LME copper’s all-time high aided by funds positioning, COMEX squeeze on shorts

Fundamental supply tightness was part of the reason behind this week's LME three-month copper contract all-time high, but the rate of change was also down to an influx of financial investors and the interconnected squeeze on short positions on COMEX, sources told Fastmarkets

Sources said the higher COMEX copper price was dragging up the London Metal Exchange copper price.

Last week, news spread that some traders with short positions on COMEX were being squeezed by the drastic increase in prices. And that squeeze was largely responsible for the record wide spread between copper prices on the LME and COMEX copper prices, which came close to $1,300 per tonne at certain points last week.

“Hedge funds are leading the uptick in prices,” one producer told Fastmarkets.

“A lot of money is being deployed in copper,” Concord Resources head of research, Duncan Hobbs said, adding that COMEX short covering had played a significant role in the move.

The fact that the COMEX copper price rose prior to LME movements highlighted the fact that funds played a dominant role in the uptick, according to Amalgamated Metal Traders head of research Dan Smith.

“The US dominates global capital markets and US investors are more likely to trade on COMEX (because it is a domestic US exchange) rather than on the LME. COMEX copper is therefore favored over LME copper,” Smith told Fastmarkets.

ANZ commodity strategist Daniel Hynes said the “short squeeze on COMEX supercharged the rally.”

And a trader said: “There is a mad rush to buy material as people are squaring positions.”

Other market participants said that the hedge funds positioning and short covering that appears to be causing price movements may not be led by firm fundamentals.

“I think that the copper price is wildly over-inflated,” a second trader source said. “The issue is that funds don’t really know what they’re doing on the fundamentals. They misconstrue stuff really easily. They’re looking at the short squeeze as indicative of a tighter market, when actually its more technical than that, because the majority of LME stock isn’t deliverable into the CME.”

“The banks have jumped on it and are pouring gasoline onto the fire; but, in reality, they don’t really know what’s going on,” the trader source added.

But some market participants said they were worried that if financial investment has inflated copper, then the price could come down when those funds exit their positions.

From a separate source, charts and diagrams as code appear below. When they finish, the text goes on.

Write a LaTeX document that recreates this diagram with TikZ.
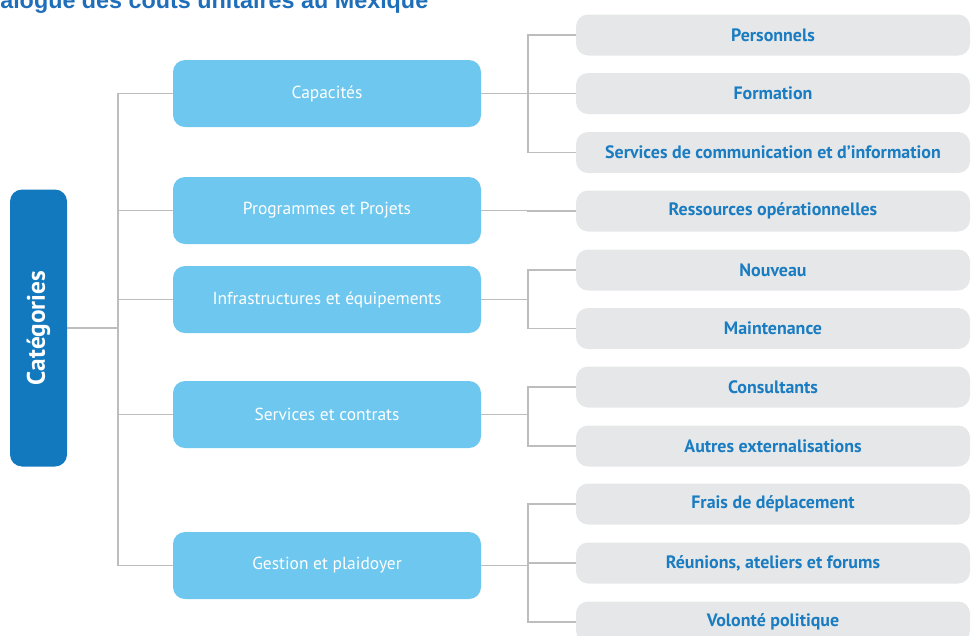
\documentclass[tikz,border=0pt]{standalone}
\usepackage{fontspec}
\setmainfont{PT Sans}
\newfontfamily\titrefont{Liberation Sans}
\usetikzlibrary{positioning}
\definecolor{catfond}{HTML}{1379BF}
\definecolor{rubfond}{HTML}{6DC7EF}
\definecolor{sousfond}{HTML}{E6E7E9}
\definecolor{soustexte}{HTML}{1A7CC1}
\definecolor{lienligne}{HTML}{BDBDBD}
\definecolor{titre}{HTML}{1F6EB9}

\begin{document}
\begin{tikzpicture}[
  every node/.style={inner sep=0pt},
  categorie/.style={fill=catfond, rounded corners=3mm, rotate=90,
    minimum width=6.925cm, minimum height=1.425cm,
    text=white, font=\fontsize{18}{21}\selectfont\bfseries},
  rubrique/.style={fill=rubfond, rounded corners=3mm,
    minimum width=7.7cm, minimum height=1.675cm,
    text=white, font=\fontsize{12.4}{14}\selectfont},
  sousrub/.style={fill=sousfond, rounded corners=3mm,
    minimum width=9.85cm, minimum height=1.025cm,
    text=soustexte, font=\fontsize{12.75}{15}\selectfont\bfseries},
  lien/.style={draw=lienligne, line width=1.2pt},
  entete/.style={text=titre, font=\titrefont\fontsize{16.6}{18}\selectfont\bfseries, anchor=base west}
]
\useasboundingbox (0,0) rectangle (24.275,-15.875);
\node[entete] (Titre) at (0.000,-0.220) {alogue des coûts unitaires au Mexique};
\node[categorie] (Categories) at (0.963,-8.200) {Catégories};
\node[rubrique] (Capacites) at (8.175,-2.338) {Capacités};
\node[rubrique] (Programmes) at (8.175,-5.263) {Programmes et Projets};
\node[rubrique] (Infrastructures) at (8.175,-7.488) {Infrastructures et équipements};
\node[rubrique] (Services) at (8.175,-10.363) {Services et contrats};
\node[rubrique] (Gestion) at (8.175,-14.138) {Gestion et plaidoyer};
\node[sousrub] (Personnels) at (19.325,-0.875) {Personnels};
\node[sousrub] (Formation) at (19.325,-2.338) {Formation};
\node[sousrub] (Communication) at (19.325,-3.813) {Services de communication et d’information};
\node[sousrub] (Ressources) at (19.325,-5.275) {Ressources opérationnelles};
\node[sousrub] (Nouveau) at (19.325,-6.750) {Nouveau};
\node[sousrub] (Maintenance) at (19.325,-8.213) {Maintenance};
\node[sousrub] (Consultants) at (19.325,-9.675) {Consultants};
\node[sousrub] (Externalisations) at (19.325,-11.150) {Autres externalisations};
\node[sousrub] (Deplacement) at (19.325,-12.600) {Frais de déplacement};
\node[sousrub] (Reunions) at (19.325,-14.075) {Réunions, ateliers et forums};
\node[sousrub] (Volonte) at (19.325,-15.550) {Volonté politique};
\foreach \r in {Capacites,Programmes,Infrastructures,Services,Gestion}
  \draw[lien] (Categories.south) -- ++(1.275,0) |- (\r.west);
\foreach \s in {Personnels,Formation,Communication}
  \draw[lien] (Capacites.east) -- ++(1.175,0) |- (\s.west);
\draw[lien] (Programmes.east) -- ++(1.175,0) |- (Ressources.west);
\foreach \s in {Nouveau,Maintenance}
  \draw[lien] (Infrastructures.east) -- ++(1.175,0) |- (\s.west);
\foreach \s in {Consultants,Externalisations}
  \draw[lien] (Services.east) -- ++(1.175,0) |- (\s.west);
\foreach \s in {Deplacement,Reunions,Volonte}
  \draw[lien] (Gestion.east) -- ++(1.175,0) |- (\s.west);
\end{tikzpicture}
\end{document}
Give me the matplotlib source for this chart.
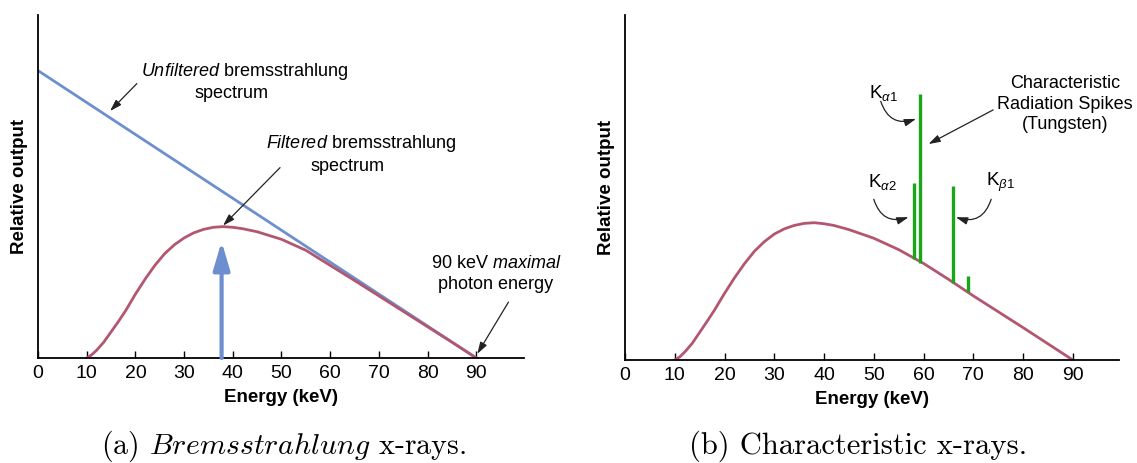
import numpy as np
import matplotlib
matplotlib.use('Agg')
import matplotlib.pyplot as plt

plt.rcParams['font.family'] = ['Liberation Sans', 'DejaVu Sans']
plt.rcParams['mathtext.fontset'] = 'custom'
plt.rcParams['mathtext.rm'] = 'Liberation Sans'
plt.rcParams['mathtext.it'] = 'Liberation Sans:italic'
plt.rcParams['mathtext.bf'] = 'Liberation Sans:bold'

# --- data ---
energy_ticks = [0, 10, 20, 30, 40, 50, 60, 70, 80, 90]

unfiltered_x = [0, 90]
unfiltered_y = [83.8, 0]

filtered_x = [10, 11, 12, 13.5, 15, 16.5, 18, 20, 22, 24, 26, 28, 30, 32, 34,
              36, 38, 40, 42, 45, 50, 55, 60, 65, 70, 75, 80, 85, 90]
# panel (a) curve
filtered_a = [0, 0.9, 2.2, 4.6, 7.6, 10.6, 13.8, 18.6, 23.0, 27.0, 30.4, 33.0,
              35.0, 36.5, 37.5, 38.1, 38.3, 38.1, 37.7, 36.8, 34.6, 31.4, 27.0,
              22.6, 18.1, 13.6, 9.1, 4.6, 0]
# panel (b) curve
filtered_b = [0, 0.9, 2.3, 4.8, 8.0, 11.2, 14.5, 19.3, 23.8, 27.9, 31.5, 34.3,
              36.5, 38.0, 39.0, 39.6, 39.8, 39.5, 39.0, 37.8, 35.3, 32.0, 28.0,
              23.4, 18.6, 14.0, 9.4, 4.7, 0]

# characteristic tungsten spikes
spike_names = [r'K$_{\alpha2}$', r'K$_{\alpha1}$', r'K$_{\beta1}$', 'Kb2']
spike_x = [58.0, 59.3, 66.0, 69.0]
spike_base = [29.4, 28.2, 22.4, 19.6]
spike_top = [51.2, 77.1, 50.5, 24.3]

avg_energy = 37.7
avg_arrow_top = 34.0

BLUE = '#6d8fd0'
RED = '#b3566f'
GREEN = '#1aa51a'

fig = plt.figure(figsize=(11.37, 4.63), dpi=100)
ax1 = fig.add_axes([0.0334, 0.2268, 0.4275, 0.7408])
ax2 = fig.add_axes([0.5497, 0.2225, 0.4345, 0.745])


def style_axis(ax, xmax):
    ax.set_xlim(0, xmax)
    ax.set_ylim(0, 100)
    ax.spines['top'].set_visible(False)
    ax.spines['right'].set_visible(False)
    ax.spines['left'].set_linewidth(1.3)
    ax.spines['bottom'].set_linewidth(1.3)
    ax.set_xticks(energy_ticks)
    ax.set_yticks([])
    ax.tick_params(axis='x', direction='in', length=5, width=1.0, labelsize=14, pad=5)
    ax.set_xlabel('Energy (keV)', fontsize=13.5, fontweight='bold', labelpad=5)
    ax.set_ylabel('Relative output', fontsize=13.5, fontweight='bold', labelpad=7)


arrow_kw = dict(arrowstyle='-|>,head_length=0.7,head_width=0.22', color='#222222',
                lw=0.9, mutation_scale=10, shrinkA=0, shrinkB=0)

# (a) bremsstrahlung
style_axis(ax1, 99.8)
ax1.plot(unfiltered_x, unfiltered_y, color=BLUE, lw=2.0, solid_capstyle='butt')
ax1.plot(filtered_x, filtered_a, color=RED, lw=2.0)
ax1.annotate('', xy=(avg_energy, avg_arrow_top), xytext=(avg_energy, 0),
             arrowprops=dict(arrowstyle='-|>,head_length=1.7,head_width=0.5',
                             mutation_scale=10, lw=3.0, color=BLUE,
                             shrinkA=0, shrinkB=0))

ax1.text(42.5, 83.5, r'$\it{Unfiltered}$ bremsstrahlung', fontsize=13,
         ha='center', va='center')
ax1.text(39.8, 77.2, 'spectrum', fontsize=13, ha='center', va='center')
ax1.annotate('', xy=(14.8, 72.0), xytext=(20.3, 80.0), arrowprops=arrow_kw)

ax1.text(66.3, 62.5, r'$\it{Filtered}$ bremsstrahlung', fontsize=13,
         ha='center', va='center')
ax1.text(63.5, 55.8, 'spectrum', fontsize=13, ha='center', va='center')
ax1.annotate('', xy=(38.0, 38.6), xytext=(49.7, 55.5), arrowprops=arrow_kw)

ax1.text(94.0, 27.5, r'90 keV $\it{maximal}$', fontsize=13, ha='center', va='center',
         clip_on=False)
ax1.text(94.0, 21.3, 'photon energy', fontsize=13, ha='center', va='center',
         clip_on=False)
ax1.annotate('', xy=(90.2, 1.2), xytext=(96.6, 16.3), arrowprops=arrow_kw,
             annotation_clip=False)

# (b) characteristic
style_axis(ax2, 99.3)
ax2.plot(filtered_x, filtered_b, color=RED, lw=2.0)
ax2.vlines(spike_x, spike_base, spike_top, color=GREEN, lw=2.4)

ax2.text(52.0, 77.5, spike_names[1], fontsize=13.5, ha='center', va='center')
ax2.annotate('', xy=(58.5, 69.9), xytext=(51.4, 75.0),
             arrowprops=dict(arrow_kw, connectionstyle='arc3,rad=0.5'))
ax2.text(51.7, 51.5, spike_names[0], fontsize=13.5, ha='center', va='center')
ax2.annotate('', xy=(57.0, 41.4), xytext=(50.0, 46.6),
             arrowprops=dict(arrow_kw, connectionstyle='arc3,rad=0.5'))
ax2.text(75.5, 51.5, spike_names[2], fontsize=13.5, ha='center', va='center')
ax2.annotate('', xy=(66.5, 41.4), xytext=(73.6, 46.6),
             arrowprops=dict(arrow_kw, connectionstyle='arc3,rad=-0.5'))

ax2.text(88.4, 74.2, 'Characteristic\nRadiation Spikes\n(Tungsten)', fontsize=13,
         ha='center', va='center', linespacing=1.3, clip_on=False)
ax2.annotate('', xy=(61.0, 62.6), xytext=(74.0, 72.5), arrowprops=arrow_kw)

# captions
fig.text(284 / 1137, 1 - 446 / 463, r'(a) $\mathit{Bremsstrahlung}$ x-rays.',
         fontsize=21.5, ha='center', va='center', family='cmr10', math_fontfamily='cm')
fig.text(858 / 1137, 1 - 446 / 463, '(b) Characteristic x-rays.',
         fontsize=22, ha='center', va='center', family='cmr10')

fig.savefig('out.png', dpi=100)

“There are one or two nerves about what happens when the funds look to take profit,” Hobbs said.

Fastmarkets analyst Boris Mikanikrezai said the copper price rally was likely to continue in the very near term, “especially in an environment that shorts are forced to cover their positions and hedge funds pile into long positions.

“But we think that prices are getting ahead of their fundamentals, raising the likelihood of a painful correction later this year,” he added.

The copper price has already fallen from the new high, however, and was most recently at $10,600 per tonne – already 4.5% lower than the highs seen early this week.

“Copper’s rally cooled amid concerns it may be running ahead of the weak fundamentals,” said Hynes.

And several sources compared the uptick in copper prices with the recent fund positions that supercharged other commodities prices, such as cocoa and coffee.

“There is so much tourist money it’s insane – the hedge funds have rolled into coffee, rolled into cocoa and [are now rolling into] copper,” the second trader source said.

Coffee and cocoa prices on Intercontinental Exchange contracts pushed up over the first four months of 2024 and peaked in April – with coffee up by 29% on April 17 and cocoa up by 179% on April 19. Since those peaks, funds have moved away from the two markets and the contract prices have moved down again – by 14% for coffee and by 37% for cocoa, sources told Fastmarkets.